= Protocol of Kapshtica =

1920 agreement between Albania and Greece

Protocol of Kapshtica also known as Kapshtica Protocol, or Kapshtica Agreement, was an agreement between Albanian and Greek representatives signed in the border town of Kapshticë on 28 May 1920. Under this agreement both sides accepted the pre-World War I Greek-Albanian border status, as well as a number of provisions for the protection of the local Greek population of Korçë District and its educational and religious rights.

==Background==
During World War I, Greece was one of seven countries to occupy Albania, filling the vacuum left after the collapse of Ottoman Empire in the Balkans during the Balkan Wars. Greece claimed parts of southern Albania as "Northern Epirus", since a sizeable Greek minority lived there. In 1915, Greek positions were occupied by Italian troops in Gjirokastër and French troops in Korçë.

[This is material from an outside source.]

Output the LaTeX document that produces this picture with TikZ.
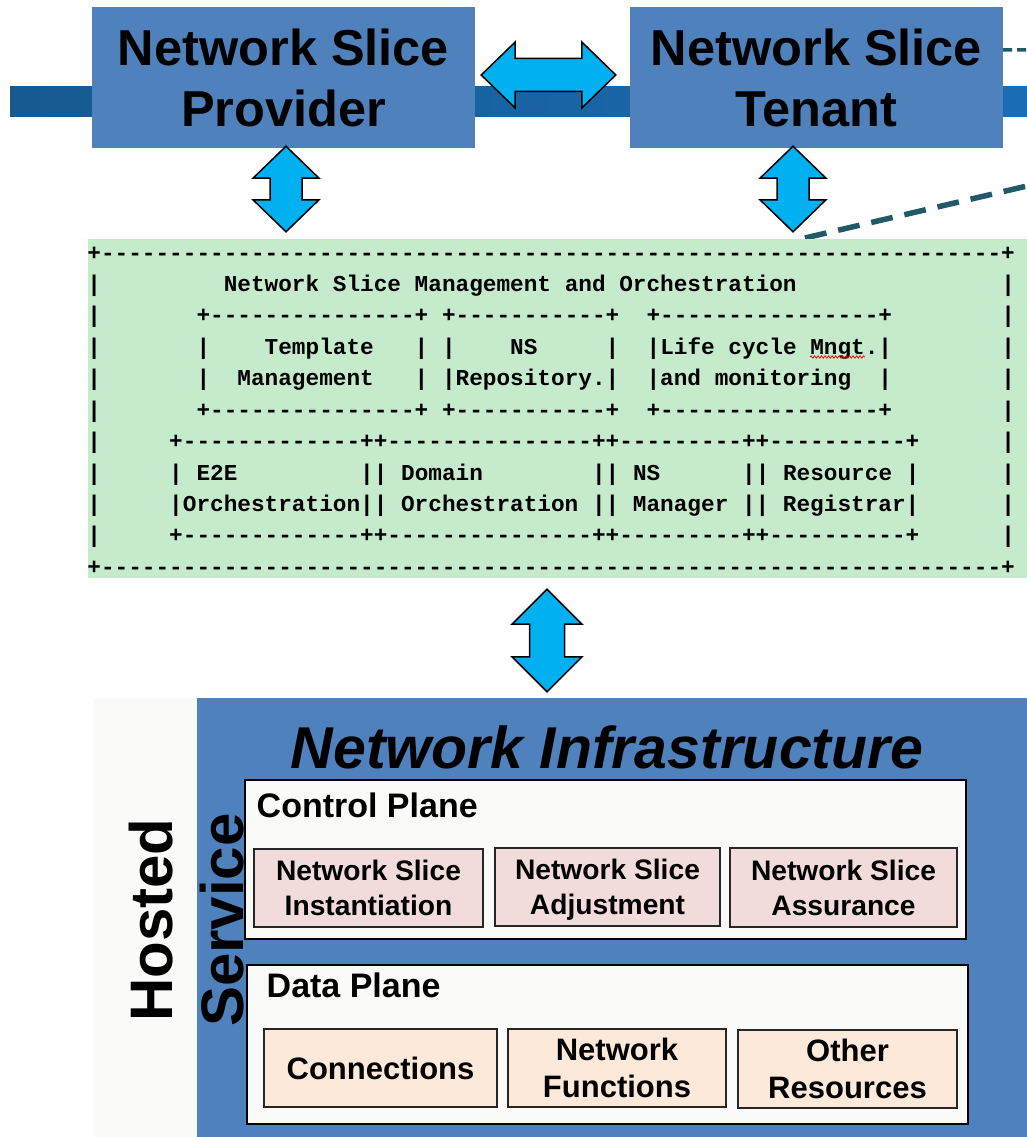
\documentclass[tikz,border=0pt]{standalone}
\usepackage{fontspec}
\setmainfont{Liberation Sans}
\setmonofont{Liberation Mono}
\usetikzlibrary{calc,decorations.pathmorphing}
\definecolor{boxblue}{RGB}{79,129,189}
\definecolor{banddark}{RGB}{23,90,145}
\definecolor{bandlight}{RGB}{26,108,181}
\definecolor{arrowcyan}{RGB}{0,176,240}
\definecolor{mgmtgreen}{RGB}{198,234,204}
\definecolor{planefill}{RGB}{250,250,248}
\definecolor{ctrlpink}{RGB}{242,220,219}
\definecolor{datapeach}{RGB}{253,233,217}
\definecolor{calloutteal}{RGB}{33,89,104}
\tikzset{role/.style={fill=boxblue,inner sep=0pt,align=center,text depth=0pt,
  font=\bfseries\fontsize{50.5}{61}\selectfont},
 fatarrow/.style={fill=arrowcyan,draw=black,line width=1.5pt,line join=miter},
 ascii/.style={anchor=base west,inner sep=0pt,
  font=\ttfamily\bfseries\fontsize{22.73}{31}\selectfont\frenchspacing\obeyspaces},
 plane/.style={draw=black,line width=2pt,fill=planefill,inner sep=0pt},
 planelabel/.style={anchor=base west,inner sep=0pt,font=\bfseries\fontsize{34}{40}\selectfont},
 ctrlbox/.style={draw=black!85,line width=2.2pt,fill=ctrlpink,inner sep=0pt,align=center,
  text depth=0pt,font=\bfseries\fontsize{28.2}{35}\selectfont},
 databox/.style={draw=black!85,line width=2.2pt,fill=datapeach,inner sep=0pt,align=center,
  text depth=0pt,font=\bfseries\fontsize{31}{37}\selectfont},
 sidelabel/.style={rotate=90,inner sep=0pt,text depth=0pt,font=\bfseries\fontsize{60}{70}\selectfont},
 callout/.style={draw=calloutteal,line width=5.5pt,dash pattern=on 22pt off 12pt}}
% block arrow: tip, tip, head length, head half width, shaft half width
\newcommand\fatarrow[5]{%
  \draw[fatarrow] (#1) -- ($(#1)!#3!(#2)!#4!90:(#2)$) -- ($(#1)!#3!(#2)!#5!90:(#2)$)
    -- ($(#2)!#3!(#1)!#5!-90:(#1)$) -- ($(#2)!#3!(#1)!#4!-90:(#1)$) -- (#2)
    -- ($(#2)!#3!(#1)!#4!90:(#1)$) -- ($(#2)!#3!(#1)!#5!90:(#1)$)
    -- ($(#1)!#3!(#2)!#5!-90:(#2)$) -- ($(#1)!#3!(#2)!#4!-90:(#2)$) -- cycle;}

\begin{document}
\begin{tikzpicture}[x=1pt,y=-1pt]
\useasboundingbox (0,0) rectangle (1027,1137);
\fill[left color=banddark,right color=bandlight] (10,87) rectangle (1027,117);
\node[role,minimum width=383pt,minimum height=141pt] (prov) at (283.5,77.5) {Network Slice\\Provider};
\node[role,minimum width=373pt,minimum height=141pt] (ten) at (816.5,77.5) {Network Slice\\Tenant};
\coordinate (c1) at ($(ten.north east)+(0,43)$);
\coordinate (c2) at (1027,50);
\coordinate (c3) at (805,238);
\coordinate (c4) at (1027,186);
\draw[callout,line width=3.5pt,dash pattern=on 9pt off 5pt] (c1) -- (c2);
\draw[callout] (c3) -- (c4);
\node[fill=mgmtgreen,minimum width=939pt,minimum height=339pt,inner sep=0pt] (nsmo) at (557.5,408.5) {};
\node[ascii] (l1) at (87.2,260) {+------------------------------------------------------------------+};
\node[ascii] (l2) at (87.2,291.4) {|         Network Slice Management and Orchestration               |};
\node[ascii] (l3) at (87.2,322.9) {|       +---------------+ +-----------+  +----------------+        |};
\node[ascii] (l4) at (87.2,354.3) {|       |    Template   | |    NS     |  |Life cycle Mngt.|        |};
\node[ascii] (l5) at (87.2,385.7) {|       |  Management   | |Repository.|  |and monitoring  |        |};
\node[ascii] (l6) at (87.2,417.2) {|       +---------------+ +-----------+  +----------------+        |};
\node[ascii] (l7) at (87.2,448.6) {|     +-------------++---------------++---------++----------+      |};
\node[ascii] (l8) at (87.2,480.0) {|     | E2E         || Domain        || NS      || Resource |      |};
\node[ascii] (l9) at (87.2,511.4) {|     |Orchestration|| Orchestration || Manager || Registrar|      |};
\node[ascii] (l10) at (87.2,542.9) {|     +-------------++---------------++---------++----------+      |};
\node[ascii] (l11) at (87.2,574.3) {+------------------------------------------------------------------+};
\draw[red,line width=0.7pt,decorate,decoration={snake,amplitude=1.2pt,segment length=3.5pt}]
  (810,357) -- (865,357);
\node[fill=planefill,minimum width=103pt,minimum height=439pt,inner sep=0pt] (hostbg) at (145.5,917.5) {};
\node[fill=boxblue,minimum width=830pt,minimum height=439pt,inner sep=0pt] (infra) at (612,917.5) {};
\node[anchor=base,inner sep=0pt,font=\bfseries\itshape\fontsize{59}{70}\selectfont] (infratitle) at (607,768) {Network Infrastructure};
\node[sidelabel] (hosted) at (150.5,920) {Hosted};
\node[plane,minimum width=721pt,minimum height=159pt] (cp) at (605.5,859.5) {};
\node[plane,minimum width=721pt,minimum height=159pt] (dp) at (607.5,1044.5) {};
\node[sidelabel] (service) at (221.5,920) {Service};
\node[planelabel] (cplabel) at (256.5,817) {Control Plane};
\node[planelabel] (dplabel) at (266.5,997) {Data Plane};
\node[ctrlbox,minimum width=229pt,minimum height=78pt] (inst) at (368.5,888) {Network Slice\\Instantiation};
\node[ctrlbox,minimum width=225pt,minimum height=78pt] (adj) at (607.5,887) {Network Slice\\Adjustment};
\node[ctrlbox,minimum width=227pt,minimum height=79pt] (assur) at (843.5,887.5) {Network Slice\\Assurance};
\node[databox,minimum width=233pt,minimum height=78pt] (conn) at (380.5,1068) {Connections};
\node[databox,minimum width=218pt,minimum height=78pt] (nf) at (617,1068) {Network\\Functions};
\node[databox,minimum width=219pt,minimum height=78pt] (other) at (847.5,1069) {Other\\Resources};
\coordinate (h1) at ($(prov.east)+(6,-2.5)$);
\coordinate (h2) at ($(ten.west)+(-14,-2.5)$);
\coordinate (p1) at ($(prov.south)+(2.5,-2)$);
\coordinate (p2) at ($(prov.south |- nsmo.north)+(2.5,-7)$);
\coordinate (t1) at ($(ten.south)+(-23.5,-2)$);
\coordinate (t2) at ($(ten.south |- nsmo.north)+(-23.5,-7)$);
\coordinate (i1) at ($(nsmo.south)+(-10.5,11)$);
\coordinate (i2) at ($(nsmo.south |- infra.north)+(-10.5,-6)$);
\fatarrow{h1}{h2}{34pt}{33pt}{16.5pt}
\fatarrow{p1}{p2}{32pt}{33pt}{16pt}
\fatarrow{t1}{t2}{32pt}{33pt}{16pt}
\fatarrow{i1}{i2}{35pt}{35pt}{17.5pt}
\end{tikzpicture}
\end{document}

After the disestablishment of the Autonomous Albanian Republic of Korçë, French troops left the area which incorporated in the newly created Albanian state, and the Paris Peace Conference reaffirmed the borders. Nevertheless, tensions were present in that part of Albanian-Greek border.

==Agreement==

French troops stayed in Korçë until May 24, 1920. Two days later, on May 26, 1920, after a big rally held at Korçë, and later in Bilisht and Pogradec, Albanians demanded the incorporation of former Autonomous Albanian Republic of Korçë into the Albanian state, informing the Tirana government via local representatives there about the tense situation in Korçë, especially on the border with Greece. Greek government was waiting for an approval from the British side and would not take any military action in southern Albania without their consent. Considering (allegedly) the recent oil discoveries, and the negotiation for Thrace and Dodecanese Islands taking place at that time, the British shifted their positioning towards the conservation of the actual border and support to the Albanian state, thus the only way left were the negotiations. After a quick meeting, made in Florina between the Greek and Albanian representatives, it was decided on 28 May 1920 to proceed with the meeting in Kapshticë where the agreement was signed and was known as "Kapshtica Protocol", or "Albanian-Greek Protocol of Kopshtica", which would remain in force until the issue would be resolved by the Peace Conference. The head of delegations were Josif Koçi for the Albanian side and Achilleas Kalevras for the Greek side. This would be the very first protocol signed between Albania and any foreign country.

==Terms==
Both parts declared their friendly relations. The Albanian side proclaimed that it will respect the rights of the Greek communities of the region, including the operation of Greek schools and churches.

==Aftermath==
From the strategic point of view, this treaty was important for the Albanian state. Not only the southeastern border was temporarily assured, but the Albanian side could gather forces and concentrate on western areas of Vlorë, occupied by the Italians, which would finalize with the Vlora War.

After the Italian-Albanian reconciliation, in August 1920, the Albanian side refused to recognize the validity of the Protocol of Kapshtica. Latter, in 1921 it declared to the League of Nations that it will respect the rights of the Greek population. However, a Greek minority was recognized only around Gjirokastër, in southwest Albania.